● **GIVEN DATA**
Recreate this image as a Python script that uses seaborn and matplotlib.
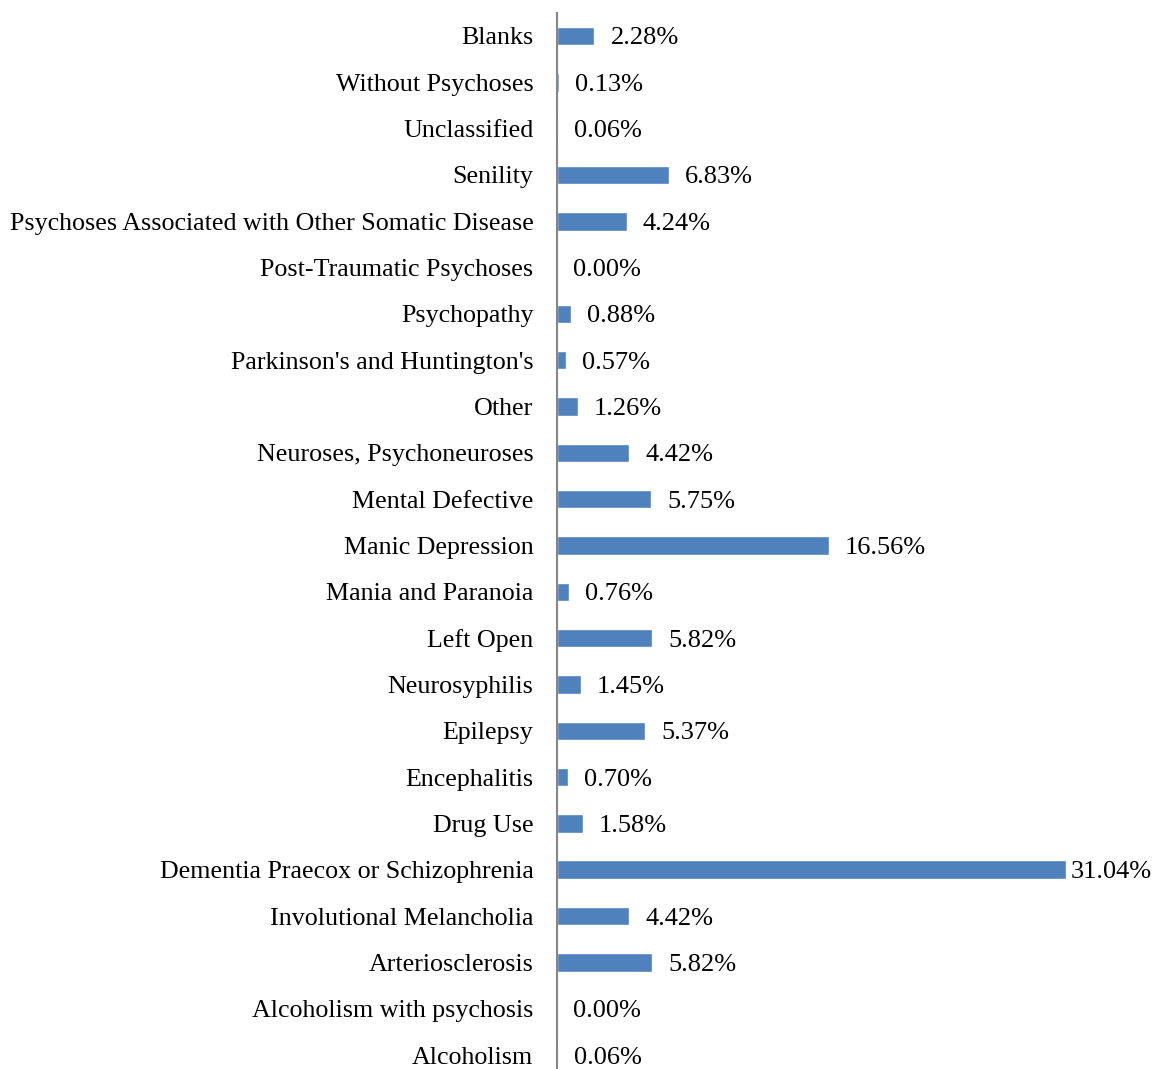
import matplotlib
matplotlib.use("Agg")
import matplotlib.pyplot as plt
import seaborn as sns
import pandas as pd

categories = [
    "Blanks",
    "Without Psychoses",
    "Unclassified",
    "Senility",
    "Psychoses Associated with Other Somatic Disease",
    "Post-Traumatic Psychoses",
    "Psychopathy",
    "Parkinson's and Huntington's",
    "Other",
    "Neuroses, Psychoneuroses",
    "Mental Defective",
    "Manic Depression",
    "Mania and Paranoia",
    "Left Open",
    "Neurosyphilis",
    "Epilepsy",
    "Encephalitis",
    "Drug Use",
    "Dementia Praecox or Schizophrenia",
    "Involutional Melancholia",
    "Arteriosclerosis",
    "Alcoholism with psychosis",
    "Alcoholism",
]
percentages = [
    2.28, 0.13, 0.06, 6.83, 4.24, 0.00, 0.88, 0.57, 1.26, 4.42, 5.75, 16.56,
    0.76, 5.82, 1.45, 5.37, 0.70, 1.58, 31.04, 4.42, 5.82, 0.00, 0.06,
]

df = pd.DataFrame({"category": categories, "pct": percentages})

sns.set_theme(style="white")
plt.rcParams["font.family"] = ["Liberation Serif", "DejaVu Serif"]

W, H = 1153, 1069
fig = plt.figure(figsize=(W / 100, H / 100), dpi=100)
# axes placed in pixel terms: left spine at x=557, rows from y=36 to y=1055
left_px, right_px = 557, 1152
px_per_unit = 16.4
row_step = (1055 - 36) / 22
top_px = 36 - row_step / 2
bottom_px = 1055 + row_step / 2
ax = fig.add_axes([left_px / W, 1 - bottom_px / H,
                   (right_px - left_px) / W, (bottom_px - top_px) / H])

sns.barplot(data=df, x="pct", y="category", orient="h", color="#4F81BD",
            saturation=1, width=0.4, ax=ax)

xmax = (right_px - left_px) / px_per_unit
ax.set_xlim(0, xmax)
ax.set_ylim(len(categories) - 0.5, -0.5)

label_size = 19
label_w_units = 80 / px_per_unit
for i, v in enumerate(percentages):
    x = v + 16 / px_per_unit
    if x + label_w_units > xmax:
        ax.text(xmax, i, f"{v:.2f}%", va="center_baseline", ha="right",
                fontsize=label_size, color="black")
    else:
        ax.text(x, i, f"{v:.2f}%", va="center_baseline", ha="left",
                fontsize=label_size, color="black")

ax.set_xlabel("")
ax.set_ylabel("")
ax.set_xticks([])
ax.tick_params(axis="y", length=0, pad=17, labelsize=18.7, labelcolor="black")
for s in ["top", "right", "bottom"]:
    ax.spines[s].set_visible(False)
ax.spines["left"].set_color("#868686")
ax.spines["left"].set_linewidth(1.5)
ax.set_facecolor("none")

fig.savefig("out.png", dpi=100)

==

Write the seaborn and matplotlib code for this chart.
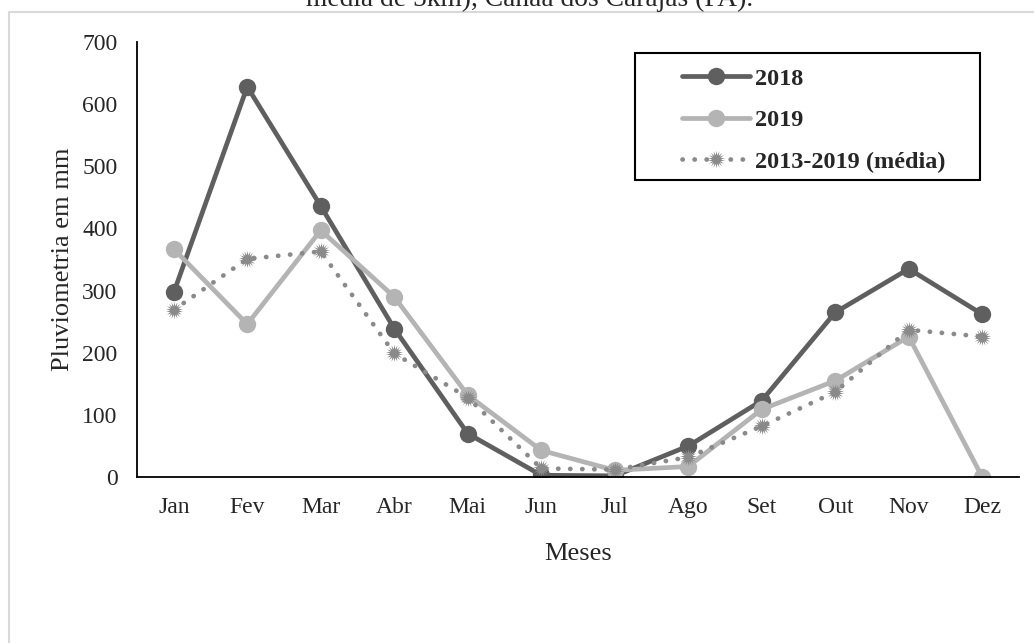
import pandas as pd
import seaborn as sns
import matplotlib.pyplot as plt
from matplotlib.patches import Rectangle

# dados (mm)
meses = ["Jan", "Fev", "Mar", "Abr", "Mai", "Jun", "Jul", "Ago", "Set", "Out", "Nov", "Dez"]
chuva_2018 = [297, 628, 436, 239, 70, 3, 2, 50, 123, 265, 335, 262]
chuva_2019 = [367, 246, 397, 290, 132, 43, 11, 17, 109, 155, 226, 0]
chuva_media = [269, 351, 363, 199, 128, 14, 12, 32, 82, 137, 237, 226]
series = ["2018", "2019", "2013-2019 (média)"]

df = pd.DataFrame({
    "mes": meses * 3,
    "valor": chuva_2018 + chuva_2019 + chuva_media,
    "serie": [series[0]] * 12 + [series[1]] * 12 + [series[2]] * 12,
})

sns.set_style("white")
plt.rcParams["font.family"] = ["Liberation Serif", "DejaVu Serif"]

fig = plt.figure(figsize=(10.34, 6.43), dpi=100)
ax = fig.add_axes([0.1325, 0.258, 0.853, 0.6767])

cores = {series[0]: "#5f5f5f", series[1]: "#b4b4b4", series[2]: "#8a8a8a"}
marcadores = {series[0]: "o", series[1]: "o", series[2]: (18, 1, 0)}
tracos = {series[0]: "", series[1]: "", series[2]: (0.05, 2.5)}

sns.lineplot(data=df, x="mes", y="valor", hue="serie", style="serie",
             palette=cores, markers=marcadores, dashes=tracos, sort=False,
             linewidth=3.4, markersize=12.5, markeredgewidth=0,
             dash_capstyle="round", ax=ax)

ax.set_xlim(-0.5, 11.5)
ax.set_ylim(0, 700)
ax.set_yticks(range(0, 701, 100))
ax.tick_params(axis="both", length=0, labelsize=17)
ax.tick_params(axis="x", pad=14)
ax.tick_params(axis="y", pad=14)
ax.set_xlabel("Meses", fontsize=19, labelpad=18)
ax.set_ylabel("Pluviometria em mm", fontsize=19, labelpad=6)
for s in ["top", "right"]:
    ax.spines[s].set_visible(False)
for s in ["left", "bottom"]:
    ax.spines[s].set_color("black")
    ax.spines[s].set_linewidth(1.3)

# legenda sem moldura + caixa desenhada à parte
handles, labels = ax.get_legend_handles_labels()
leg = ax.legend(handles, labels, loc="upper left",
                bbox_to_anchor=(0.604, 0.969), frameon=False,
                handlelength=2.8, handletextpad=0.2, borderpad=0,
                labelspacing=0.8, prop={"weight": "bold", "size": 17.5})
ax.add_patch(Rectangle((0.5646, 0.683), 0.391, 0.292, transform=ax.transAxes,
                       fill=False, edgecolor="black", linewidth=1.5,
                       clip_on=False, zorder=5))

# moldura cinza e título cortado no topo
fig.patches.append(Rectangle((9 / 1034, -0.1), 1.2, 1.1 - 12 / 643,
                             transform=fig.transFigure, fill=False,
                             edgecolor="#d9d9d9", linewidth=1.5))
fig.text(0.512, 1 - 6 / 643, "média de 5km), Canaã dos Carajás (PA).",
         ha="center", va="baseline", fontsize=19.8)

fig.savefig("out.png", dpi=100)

* * *

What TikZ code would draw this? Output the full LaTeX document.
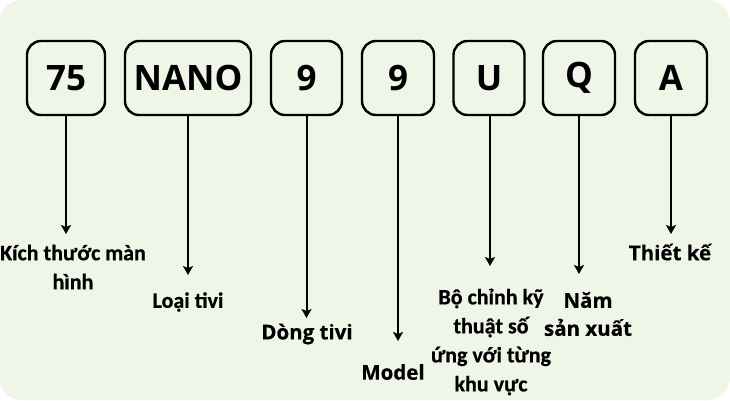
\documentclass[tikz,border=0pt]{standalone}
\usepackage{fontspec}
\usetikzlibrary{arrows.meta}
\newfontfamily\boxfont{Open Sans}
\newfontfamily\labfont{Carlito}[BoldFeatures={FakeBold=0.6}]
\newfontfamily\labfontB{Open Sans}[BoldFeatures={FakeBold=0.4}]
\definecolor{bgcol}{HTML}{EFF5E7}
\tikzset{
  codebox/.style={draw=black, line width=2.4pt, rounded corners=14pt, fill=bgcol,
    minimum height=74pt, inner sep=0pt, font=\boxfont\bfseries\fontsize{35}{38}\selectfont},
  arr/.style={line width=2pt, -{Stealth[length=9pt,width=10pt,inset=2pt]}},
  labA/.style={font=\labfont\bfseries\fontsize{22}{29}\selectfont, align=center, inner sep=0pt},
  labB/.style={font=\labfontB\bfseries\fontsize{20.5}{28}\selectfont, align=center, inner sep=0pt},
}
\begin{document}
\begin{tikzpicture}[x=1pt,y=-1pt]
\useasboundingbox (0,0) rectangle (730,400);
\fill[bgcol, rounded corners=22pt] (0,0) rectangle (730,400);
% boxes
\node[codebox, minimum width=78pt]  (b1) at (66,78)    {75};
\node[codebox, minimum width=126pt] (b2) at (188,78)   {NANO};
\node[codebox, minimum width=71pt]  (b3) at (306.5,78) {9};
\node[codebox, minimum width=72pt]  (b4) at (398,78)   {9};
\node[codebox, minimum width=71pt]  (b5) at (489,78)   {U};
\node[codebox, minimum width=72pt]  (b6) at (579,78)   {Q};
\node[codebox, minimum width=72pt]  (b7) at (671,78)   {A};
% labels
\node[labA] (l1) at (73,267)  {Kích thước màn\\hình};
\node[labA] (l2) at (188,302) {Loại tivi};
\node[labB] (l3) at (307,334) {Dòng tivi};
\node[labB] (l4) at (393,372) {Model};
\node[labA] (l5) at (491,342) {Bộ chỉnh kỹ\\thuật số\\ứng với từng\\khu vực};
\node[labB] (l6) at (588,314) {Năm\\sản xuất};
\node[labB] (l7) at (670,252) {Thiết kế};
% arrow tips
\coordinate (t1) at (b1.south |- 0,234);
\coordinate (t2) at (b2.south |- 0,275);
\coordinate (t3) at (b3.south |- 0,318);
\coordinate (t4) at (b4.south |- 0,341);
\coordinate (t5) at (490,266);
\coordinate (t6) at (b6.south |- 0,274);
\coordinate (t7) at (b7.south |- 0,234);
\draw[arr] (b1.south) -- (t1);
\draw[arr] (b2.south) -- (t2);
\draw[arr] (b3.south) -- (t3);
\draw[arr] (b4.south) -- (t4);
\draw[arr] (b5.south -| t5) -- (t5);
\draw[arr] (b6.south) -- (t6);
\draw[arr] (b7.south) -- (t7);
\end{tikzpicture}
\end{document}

● **GIVEN TASK**
Only the number is wanted: how many lines contain the string "matplotlib"?

● **FINAL RESULT**
7